Rumbo a la casa propia
Aun cuando se pagara menos alquiler y se redujeran gastos, continuaban los vaivenes económicos. Mi padre intentó mejorar la situación. Con un socio, alquiló un local donde instaló una fábrica de soda; después abrió un almacén, pero ninguno de los dos emprendimientos, como tantos otros, dieron resultado.
Sin embargo, de alguna manera conseguía mantener a la familia. Si bien no teníamos una vida acomodada, tampoco sufríamos necesidades. A mi madre le costaba adaptarse al conventillo; no tenía privacidad o las comodidades de un departamento, y le recriminaba a mi padre por los problemas económicos que pasábamos.

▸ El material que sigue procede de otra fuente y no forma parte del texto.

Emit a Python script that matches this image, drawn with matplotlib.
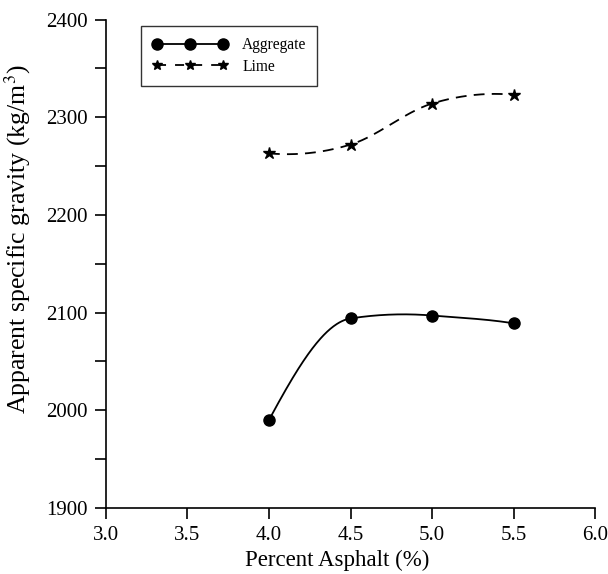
import numpy as np
import matplotlib
matplotlib.use("Agg")
import matplotlib.pyplot as plt

plt.rcParams['font.family'] = ['Liberation Serif', 'DejaVu Serif']
plt.rcParams['mathtext.fontset'] = 'stix'

asphalt = [4.0, 4.5, 5.0, 5.5]
aggregate = [1990, 2094, 2097, 2089]
lime = [2263, 2272, 2314, 2323]
xticks = [3.0, 3.5, 4.0, 4.5, 5.0, 5.5, 6.0]
yticks = [1900, 2000, 2100, 2200, 2300, 2400]


def akima(x, y, n=300):
    x = np.asarray(x, float); y = np.asarray(y, float)
    d = np.diff(y) / np.diff(x)
    m = np.concatenate([[3 * d[0] - 2 * d[1], 2 * d[0] - d[1]], d,
                        [2 * d[-1] - d[-2], 3 * d[-1] - 2 * d[-2]]])
    t = np.zeros(len(x))
    for i in range(len(x)):
        mm2, mm1, m0, m1 = m[i], m[i + 1], m[i + 2], m[i + 3]
        w1 = abs(m1 - m0); w2 = abs(mm1 - mm2)
        t[i] = (mm1 + m0) / 2 if w1 + w2 == 0 else (w1 * mm1 + w2 * m0) / (w1 + w2)
    xs = np.linspace(x[0], x[-1], n)
    idx = np.clip(np.searchsorted(x, xs) - 1, 0, len(x) - 2)
    h = x[idx + 1] - x[idx]
    s = (xs - x[idx]) / h
    h00 = 2 * s ** 3 - 3 * s ** 2 + 1
    h10 = s ** 3 - 2 * s ** 2 + s
    h01 = -2 * s ** 3 + 3 * s ** 2
    h11 = s ** 3 - s ** 2
    ys = h00 * y[idx] + h10 * h * t[idx] + h01 * y[idx + 1] + h11 * h * t[idx + 1]
    return xs, ys


fig = plt.figure(figsize=(6.08, 5.74), dpi=100)
ax = fig.add_axes([0.174, 0.115, 0.805, 0.851])

xa, ya = akima(asphalt, aggregate)
xl, yl = akima(asphalt, lime)
ax.plot(xa, ya, '-', color='black', lw=1.3)
ax.plot(xl, yl, color='black', lw=1.3, dashes=(6, 4))
ax.plot(asphalt, aggregate, 'o', color='black', ms=8, ls='none')
ax.plot(asphalt, lime, '*', color='black', ms=9, ls='none')

# legend handles
h1, = ax.plot([], [], '-o', color='black', ms=8, lw=1.3)
h2, = ax.plot([], [], '--*', color='black', ms=7, lw=1.3, dashes=(5, 5))
leg = ax.legend([h1, h2], ['Aggregate', 'Lime'], loc='upper left', bbox_to_anchor=(0.072, 0.986),
                borderaxespad=0, numpoints=3, handlelength=4.9, fontsize=11.2, frameon=True,
                fancybox=False, edgecolor='black', borderpad=0.7, labelspacing=0.35,
                handletextpad=0.9)
leg.get_frame().set_linewidth(1.0)

ax.set_xlim(3.0, 6.0)
ax.set_ylim(1900, 2400)
ax.set_xticks(xticks)
ax.set_xticklabels([f"{v:.1f}" for v in xticks])
ax.set_yticks(yticks)
ax.set_yticks([1950, 2050, 2150, 2250, 2350], minor=True)
ax.tick_params(axis='both', which='both', direction='out', length=8, width=1.2, labelsize=15,
               pad=5)
for s in ['top', 'right']:
    ax.spines[s].set_visible(False)
for s in ['left', 'bottom']:
    ax.spines[s].set_linewidth(1.2)

ax.set_xlabel('Percent Asphalt (%)', fontsize=16.5)
ax.set_ylabel('Apparent specific gravity (kg/m$^3$)', fontsize=18.5)
ax.xaxis.set_label_coords(0.472, -0.085)
ax.yaxis.set_label_coords(-0.148, 0.55)

fig.savefig('out.png', dpi=100)
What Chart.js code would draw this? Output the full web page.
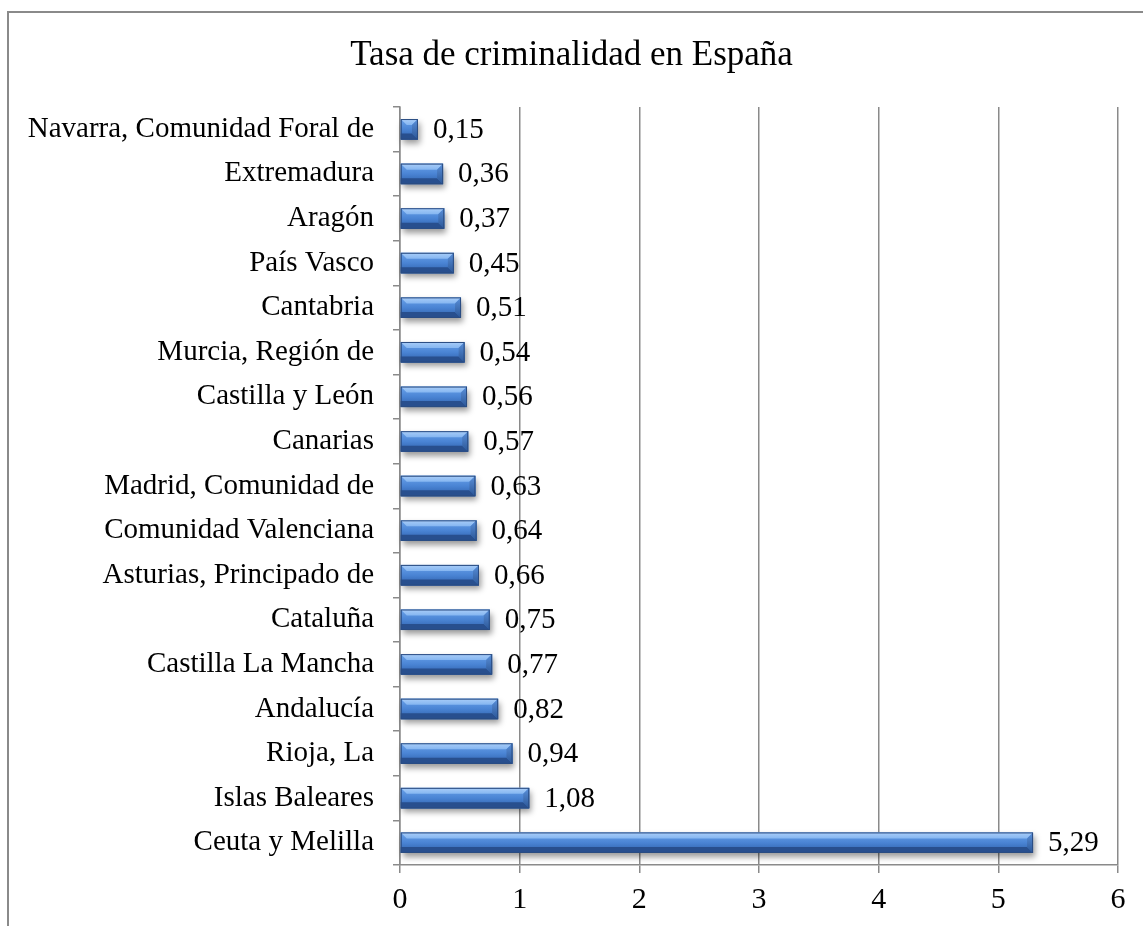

Por este motivo, meses después, gracias a un préstamo de mi abuelo y a la autorización del propietario, se construyó un baño, una cocina y una tapia, lo que transformó las dos piezas en un pequeño departamento independiente.
Cuando la obra se terminó, mi padre compró una cocina y una heladera a kerosene y un lavarropas. Pero como los problemas económicos continuaron, mi padre buscó un empleo más estable e ingresó a la sección administrativa de una empresa automotriz.
Meses después, consiguió un préstamo de un banco, compró un terreno y nuevamente mi abuelo lo ayudó y comenzó a construir una casa. La obra llevó varios meses y, cuando concluyó, dejamos el conventillo. La nueva casa estaba en un barrio alejado del centro.
En la memoria
Siempre recuerdo los años que pasé en el conventillo y a las personas que vivían allí, gente humilde y honesta. Nunca escuché a nadie que se quejara porque le hubieran sustraído algo. Recuerdo a los chicos con los que compartía juegos hoy casi olvidados, como remontar barriletes, el trompo, las figuritas, carreras de autitos que rellenábamos con masilla, todos los cuales han sido sustituidos por las pequeñas pantallas luminosas de los celulares.
También vienen a mi memoria las peleas que en ocasiones teníamos, pero que pronto olvidábamos.
Eran personas simples y disfrutaban a su manera de las pocas alegrías que la vida les brindaba. Nunca los volví a ver.